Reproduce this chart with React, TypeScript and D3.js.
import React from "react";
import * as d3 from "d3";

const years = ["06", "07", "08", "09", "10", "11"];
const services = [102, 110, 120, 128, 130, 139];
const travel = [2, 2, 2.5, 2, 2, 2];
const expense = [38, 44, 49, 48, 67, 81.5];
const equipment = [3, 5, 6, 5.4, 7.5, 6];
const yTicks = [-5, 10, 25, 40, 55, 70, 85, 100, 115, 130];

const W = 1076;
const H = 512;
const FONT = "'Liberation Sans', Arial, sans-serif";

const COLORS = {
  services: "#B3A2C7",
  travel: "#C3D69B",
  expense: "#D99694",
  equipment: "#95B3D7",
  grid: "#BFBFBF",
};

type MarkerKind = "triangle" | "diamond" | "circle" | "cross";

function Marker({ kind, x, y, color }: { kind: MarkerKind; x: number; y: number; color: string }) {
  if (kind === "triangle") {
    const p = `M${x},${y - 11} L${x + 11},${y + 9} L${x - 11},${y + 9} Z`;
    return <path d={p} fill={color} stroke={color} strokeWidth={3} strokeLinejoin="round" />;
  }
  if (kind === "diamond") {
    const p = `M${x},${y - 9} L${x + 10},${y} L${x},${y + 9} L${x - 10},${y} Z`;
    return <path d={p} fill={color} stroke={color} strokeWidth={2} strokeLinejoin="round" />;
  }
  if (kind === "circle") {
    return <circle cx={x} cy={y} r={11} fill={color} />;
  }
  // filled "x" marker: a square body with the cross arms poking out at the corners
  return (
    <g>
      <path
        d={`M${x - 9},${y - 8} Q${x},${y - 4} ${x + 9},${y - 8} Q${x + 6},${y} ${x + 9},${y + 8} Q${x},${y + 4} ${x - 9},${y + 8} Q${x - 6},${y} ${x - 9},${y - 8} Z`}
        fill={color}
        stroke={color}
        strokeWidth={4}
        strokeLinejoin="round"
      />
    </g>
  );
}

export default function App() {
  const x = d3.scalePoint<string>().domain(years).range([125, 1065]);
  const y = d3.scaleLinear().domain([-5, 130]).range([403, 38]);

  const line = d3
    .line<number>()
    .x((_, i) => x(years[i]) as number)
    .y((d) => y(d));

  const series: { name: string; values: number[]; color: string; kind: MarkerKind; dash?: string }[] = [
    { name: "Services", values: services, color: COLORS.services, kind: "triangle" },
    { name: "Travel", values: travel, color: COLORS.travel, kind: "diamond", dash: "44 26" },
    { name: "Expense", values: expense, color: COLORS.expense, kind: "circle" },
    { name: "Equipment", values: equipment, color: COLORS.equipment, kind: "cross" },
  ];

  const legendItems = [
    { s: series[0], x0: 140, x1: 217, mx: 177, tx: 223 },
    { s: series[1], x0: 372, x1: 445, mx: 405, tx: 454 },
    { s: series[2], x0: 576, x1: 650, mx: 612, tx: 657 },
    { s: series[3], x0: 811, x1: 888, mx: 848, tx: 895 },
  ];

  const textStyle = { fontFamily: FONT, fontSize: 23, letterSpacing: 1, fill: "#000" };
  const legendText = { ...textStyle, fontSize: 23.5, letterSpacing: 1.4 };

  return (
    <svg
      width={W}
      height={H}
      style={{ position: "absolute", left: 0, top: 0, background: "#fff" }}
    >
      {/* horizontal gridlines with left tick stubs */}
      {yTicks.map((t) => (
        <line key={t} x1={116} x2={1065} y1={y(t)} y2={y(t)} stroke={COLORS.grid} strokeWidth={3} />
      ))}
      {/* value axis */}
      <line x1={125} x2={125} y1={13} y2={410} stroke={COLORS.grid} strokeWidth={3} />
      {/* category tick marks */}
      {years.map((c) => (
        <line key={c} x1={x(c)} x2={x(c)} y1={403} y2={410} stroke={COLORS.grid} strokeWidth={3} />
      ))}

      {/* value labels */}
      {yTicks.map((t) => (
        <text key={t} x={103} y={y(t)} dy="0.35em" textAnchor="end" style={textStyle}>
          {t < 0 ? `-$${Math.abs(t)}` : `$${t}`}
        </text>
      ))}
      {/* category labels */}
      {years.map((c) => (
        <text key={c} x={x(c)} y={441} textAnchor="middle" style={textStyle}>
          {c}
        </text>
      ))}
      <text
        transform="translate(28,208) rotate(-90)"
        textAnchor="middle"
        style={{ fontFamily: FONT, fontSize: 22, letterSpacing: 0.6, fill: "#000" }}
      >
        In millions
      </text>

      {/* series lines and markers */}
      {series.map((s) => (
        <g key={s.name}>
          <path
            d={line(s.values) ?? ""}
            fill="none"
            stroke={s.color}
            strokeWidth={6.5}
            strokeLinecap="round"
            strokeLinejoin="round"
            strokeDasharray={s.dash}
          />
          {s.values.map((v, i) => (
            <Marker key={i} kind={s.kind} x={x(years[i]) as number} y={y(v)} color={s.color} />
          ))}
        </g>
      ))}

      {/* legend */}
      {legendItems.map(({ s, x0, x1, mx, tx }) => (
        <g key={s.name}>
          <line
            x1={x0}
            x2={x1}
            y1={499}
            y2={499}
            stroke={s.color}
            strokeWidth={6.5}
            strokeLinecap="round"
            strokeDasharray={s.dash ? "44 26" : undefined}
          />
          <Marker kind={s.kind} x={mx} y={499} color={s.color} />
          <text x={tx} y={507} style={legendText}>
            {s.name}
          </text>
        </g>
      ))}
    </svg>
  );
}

┄┄┄┄┄┄┄┄┄┄

The request ->
Everything from the first line of the material through the line containing "100, 115, 130];" is to be printed exactly; lines after that are to be left out.

Response ->
Reproduce this chart with React, TypeScript and D3.js.
import React from "react";
import * as d3 from "d3";

const years = ["06", "07", "08", "09", "10", "11"];
const services = [102, 110, 120, 128, 130, 139];
const travel = [2, 2, 2.5, 2, 2, 2];
const expense = [38, 44, 49, 48, 67, 81.5];
const equipment = [3, 5, 6, 5.4, 7.5, 6];
const yTicks = [-5, 10, 25, 40, 55, 70, 85, 100, 115, 130];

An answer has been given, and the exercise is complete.